Puccinis Musik ist sehr empfindsam, auf die Liebe, die Hoffnung, die Enttäuschung Cio-Cio-Sans ausgerichtet. Ihr sind zarte, ätherische Klänge zugeordnet. Puccini schrieb lange Solopassagen für die Titelheldin sowie ein ausgedehntes Liebesduett für das Ende des ersten Akts. Das Warten der Cio-Cio-Sans auf Pinkerton im zweiten Akt wird sehr ausgiebig ausgekostet. Dass er die Gefühle der Protagonistin derart mit süßlicher Breite in den Mittelpunkt rückte, hat man Puccini zuweilen als übertriebene Gefühligkeit ausgelegt. Insgesamt ist das Werk weniger griffig als zum Beispiel Tosca und eher melodramatisch als dramatisch. Andererseits haben weite Teile der Oper Konversationscharakter, und lassen dadurch eigentlich wenig Rührseligkeit aufkommen. Vielleicht wurde das Werk aber auch deshalb oftmals abgelehnt, weil die Tragödie Cio-Cio-Sans und die schwelgerische Melodik Puccinis als inkompatibel empfunden wurden.
III.
Mein Verhältnis zu der Oper ist, wie einleitend angedeutet, gespalten. Fast alle anderen Opern Puccinis sind mir lieber als Madama Butterfly. Insbesondere mag ich das Werk nicht oft hören und wenn, dann nur in bestimmten Interpretationen. Dass Puccinis Partitur eine gewisse Grundsüße enthält, wird sich wohl kaum leugnen lassen. Andererseits gibt es auch Momente, in denen sowohl die Handlung wie auch die Musiksprache zum Harten, Ironischen und Bitteren umschlägt. Diese Elemente sollten meines Erachtens auch in einer Wiedergabe herausgearbeitet werden.

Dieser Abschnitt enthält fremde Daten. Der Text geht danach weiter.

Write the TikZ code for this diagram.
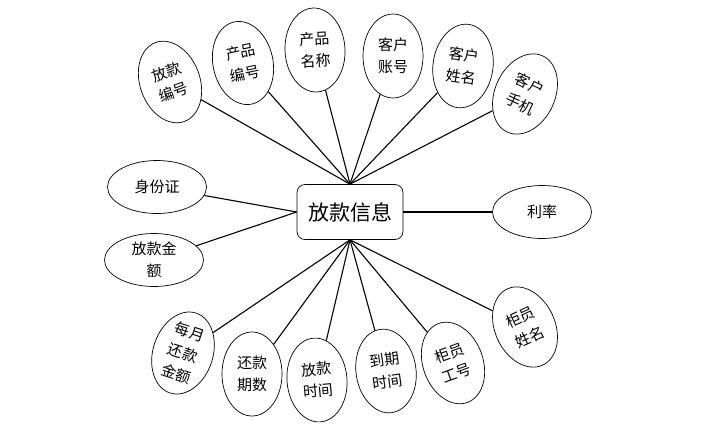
\documentclass[tikz,border=0pt]{standalone}
\usepackage{fontspec}
\newfontfamily\cjk{Noto Sans CJK SC}
\usepackage{tikz}
\usetikzlibrary{shapes.geometric}

\tikzset{
  entity/.style={draw, line width=0.7pt, rounded corners=8pt, minimum width=106pt,
    minimum height=55pt, font=\cjk\fontsize{21}{24}\selectfont},
  attr/.style={draw, ellipse, line width=0.7pt, inner sep=0pt, align=center,
    minimum width=60pt, minimum height=84pt, font=\cjk\fontsize{15}{22}\selectfont},
  attrw/.style={attr, minimum width=99pt, minimum height=53pt},
  link/.style={line width=1.1pt}
}

\begin{document}
\begin{tikzpicture}[x=1pt, y=-1pt]
    \useasboundingbox (0,0) rectangle (714,431);

    % 1. Thực thể ở giữa
    \node[entity] (loan) at (350,212) {放款信息};

    % 2. Các thuộc tính phía trên
    \node[attr, rotate=20]  (loanno)   at (170,82)  {放款\\编号};
    \node[attr, rotate=12]  (prodno)   at (243,63)  {产品\\编号};
    \node[attr, rotate=3]   (prodname) at (315,50)  {产品\\名称};
    \node[attr]             (custacc)  at (393,56)  {客户\\账号};
    \node[attr, rotate=-8]  (custname) at (463,66)  {客户\\姓名};
    \node[attr, rotate=-25] (custtel)  at (525,94)  {客户\\手机};

    % 3. Các thuộc tính hai bên
    \node[attrw] (idcard) at (157,187) {身份证};
    \node[attrw] (amount) at (154,260) {放款金\\额};
    \node[attrw] (rate)   at (542,212) {利率};

    % 4. Các thuộc tính phía dưới
    \node[attr, rotate=-18] (monthly) at (183,353) {每月\\还款\\金额};
    \node[attr]             (terms)   at (252,374) {还款\\期数};
    \node[attr, rotate=5]   (lendday) at (317,380) {放款\\时间};
    \node[attr, rotate=8]   (dueday)  at (386,371) {到期\\时间};
    \node[attr, rotate=20]  (tellno)  at (453,363) {柜员\\工号};
    \node[attr, rotate=25]  (tellnm)  at (525,327) {柜员\\姓名};

    % 5. Nối các thuộc tính với thực thể
    \foreach \a in {loanno, prodno, prodname, custacc, custname, custtel}
        \draw[link] (loan.north) -- (\a);
    \foreach \a in {monthly, terms, lendday, dueday, tellno, tellnm}
        \draw[link] (loan.south) -- (\a);
    \draw[link] (loan.west) -- (idcard);
    \draw[link] (loan.west) -- (amount);
    \draw[link] (loan.east) -- (rate);
\end{tikzpicture}
\end{document}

Mir persönlich sagen daher gerade in dieser Oper eher die schnell dirigierten, schroffen "Whisky-Interpretationen" zu, die nicht allzu milchpunschartig gaumenverkleisternd daherkommen. Mit einem reinen Schwelgen in schönen Melodien wird man der Dramatik des Geschehens nicht gerecht. Unbedingt bedarf es aber auch für die Titelpartie einer starken Singdarstellerin, die es versteht Cio-Cio-San im Verlauf der Oper emotional reifen zu lassen. Wenn ich es drei Akte lang nur mit einer schön singenden, niedlichen, kleinen Geisha zu tun habe, empfinde ich das immer als ein wenig unbefriedigend. Die finale Selbsttötung Cio-Cio-Sans ist demgegenüber, von einer großen Tragödin dargestellt, ein bewegendes Erlebnis und ein großer Moment der italienischen Oper.
Nun interessiert mich, wie Ihr zu der Oper im Allgemeinen steht, aber auch, welche Aufnahmen und Inszenierungen dem Werk aus Eurer Sicht bislang am besten gerecht geworden sind.